Je retiens en tout cas votre proposition de coopération très étroite entre l'État, la région et la ville et je mènerai ce travail de concertation avec comme seuls objectifs l'efficacité et le résultat, sans aucun point de vue partisan. Nous devons les uns avec les autres résoudre ce problème des conditions de travail de nos artistes plasticiens si nous voulons que notre pays continue d'être un foyer vivant pour la création contemporaine.

Je vous signale d'ailleurs que le projet de loi relatif au droit d'auteur, dont vous allez poursuivre la discussion aujourd'hui et demain, a pour objet, notamment à propos du droit de suite, de traiter un certain nombre de problèmes concrets.

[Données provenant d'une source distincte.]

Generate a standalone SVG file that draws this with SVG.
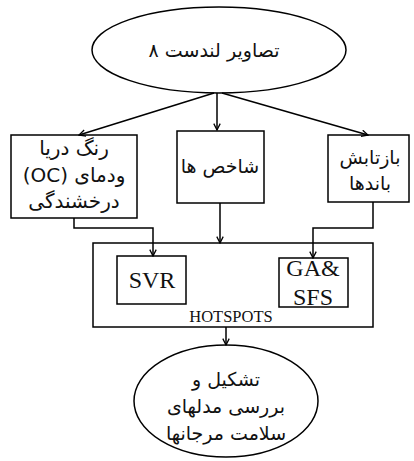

De la même manière, les dispositions annoncées par le Premier ministre pour exonérer d'un certain nombre de mesures fiscales les artistes plasticiens dans les cinq premières années de leur travail sont novatrices et importantes.

M. le président. La parole est à M. Yann Gaillard.

M. Yann Gaillard. Monsieur le ministre, j'aurais mauvaise grâce à ne pas témoigner ma satisfaction devant l'ampleur de votre réponse, qui a de beaucoup dépassé l'objet limité de ma demande. Puisque vous avez fait allusion au droit de suite, je pense que nous aurons à en reparler dans quelque temps, voire quelques heures.